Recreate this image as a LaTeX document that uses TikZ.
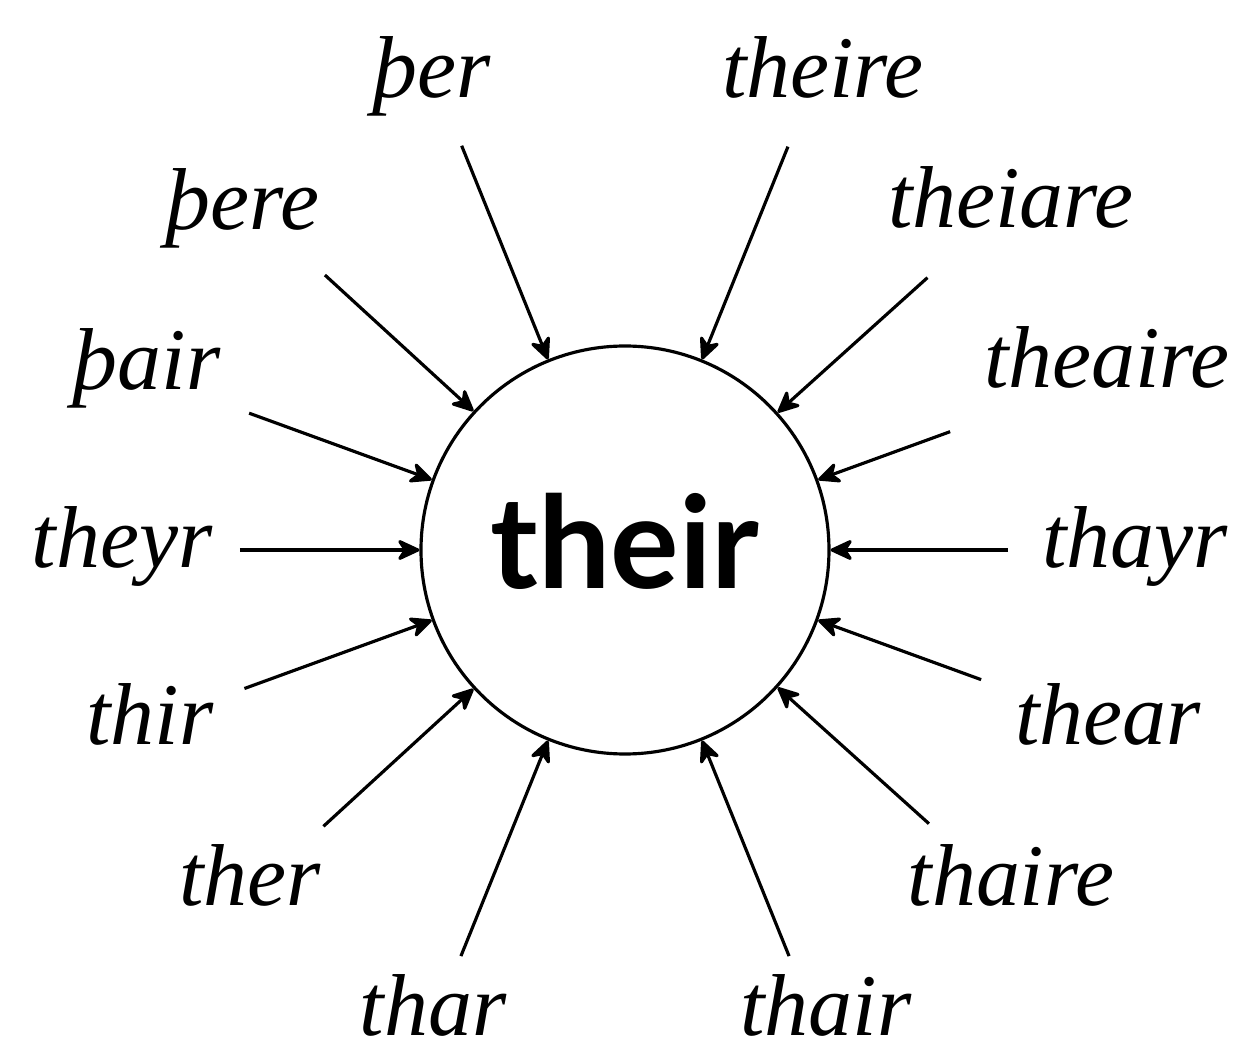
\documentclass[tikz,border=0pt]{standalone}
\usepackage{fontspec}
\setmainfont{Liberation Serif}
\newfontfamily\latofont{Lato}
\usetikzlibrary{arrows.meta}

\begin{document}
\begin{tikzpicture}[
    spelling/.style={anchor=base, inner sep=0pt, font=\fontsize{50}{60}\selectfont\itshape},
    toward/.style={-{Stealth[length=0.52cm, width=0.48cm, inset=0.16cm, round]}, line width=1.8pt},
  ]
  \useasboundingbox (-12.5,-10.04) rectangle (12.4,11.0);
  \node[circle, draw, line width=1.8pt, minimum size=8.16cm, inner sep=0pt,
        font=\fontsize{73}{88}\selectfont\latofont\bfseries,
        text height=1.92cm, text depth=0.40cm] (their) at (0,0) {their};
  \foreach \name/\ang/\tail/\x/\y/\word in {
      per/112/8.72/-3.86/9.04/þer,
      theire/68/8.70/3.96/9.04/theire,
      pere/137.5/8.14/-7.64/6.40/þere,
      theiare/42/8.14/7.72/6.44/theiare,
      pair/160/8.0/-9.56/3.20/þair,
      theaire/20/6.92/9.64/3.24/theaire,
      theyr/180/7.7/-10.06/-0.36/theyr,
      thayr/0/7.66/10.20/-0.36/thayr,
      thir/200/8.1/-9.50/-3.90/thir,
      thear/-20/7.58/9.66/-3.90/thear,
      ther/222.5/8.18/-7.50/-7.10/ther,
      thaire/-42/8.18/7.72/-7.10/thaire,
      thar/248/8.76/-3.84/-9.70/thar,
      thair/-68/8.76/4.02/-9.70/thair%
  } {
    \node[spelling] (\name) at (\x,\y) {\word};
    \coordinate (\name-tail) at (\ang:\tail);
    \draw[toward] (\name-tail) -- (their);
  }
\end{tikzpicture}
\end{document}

________________________

▸ What to work on
Copy out every line of the material above exactly, skipping the pictures.

▸ Exercise solution
Recreate this image as a LaTeX document that uses TikZ.
\documentclass[tikz,border=0pt]{standalone}
\usepackage{fontspec}
\setmainfont{Liberation Serif}
\newfontfamily\latofont{Lato}
\usetikzlibrary{arrows.meta}

\begin{document}
\begin{tikzpicture}[
    spelling/.style={anchor=base, inner sep=0pt, font=\fontsize{50}{60}\selectfont\itshape},
    toward/.style={-{Stealth[length=0.52cm, width=0.48cm, inset=0.16cm, round]}, line width=1.8pt},
  ]
  \useasboundingbox (-12.5,-10.04) rectangle (12.4,11.0);
  \node[circle, draw, line width=1.8pt, minimum size=8.16cm, inner sep=0pt,
        font=\fontsize{73}{88}\selectfont\latofont\bfseries,
        text height=1.92cm, text depth=0.40cm] (their) at (0,0) {their};
  \foreach \name/\ang/\tail/\x/\y/\word in {
      per/112/8.72/-3.86/9.04/þer,
      theire/68/8.70/3.96/9.04/theire,
      pere/137.5/8.14/-7.64/6.40/þere,
      theiare/42/8.14/7.72/6.44/theiare,
      pair/160/8.0/-9.56/3.20/þair,
      theaire/20/6.92/9.64/3.24/theaire,
      theyr/180/7.7/-10.06/-0.36/theyr,
      thayr/0/7.66/10.20/-0.36/thayr,
      thir/200/8.1/-9.50/-3.90/thir,
      thear/-20/7.58/9.66/-3.90/thear,
      ther/222.5/8.18/-7.50/-7.10/ther,
      thaire/-42/8.18/7.72/-7.10/thaire,
      thar/248/8.76/-3.84/-9.70/thar,
      thair/-68/8.76/4.02/-9.70/thair%
  } {
    \node[spelling] (\name) at (\x,\y) {\word};
    \coordinate (\name-tail) at (\ang:\tail);
    \draw[toward] (\name-tail) -- (their);
  }
\end{tikzpicture}
\end{document}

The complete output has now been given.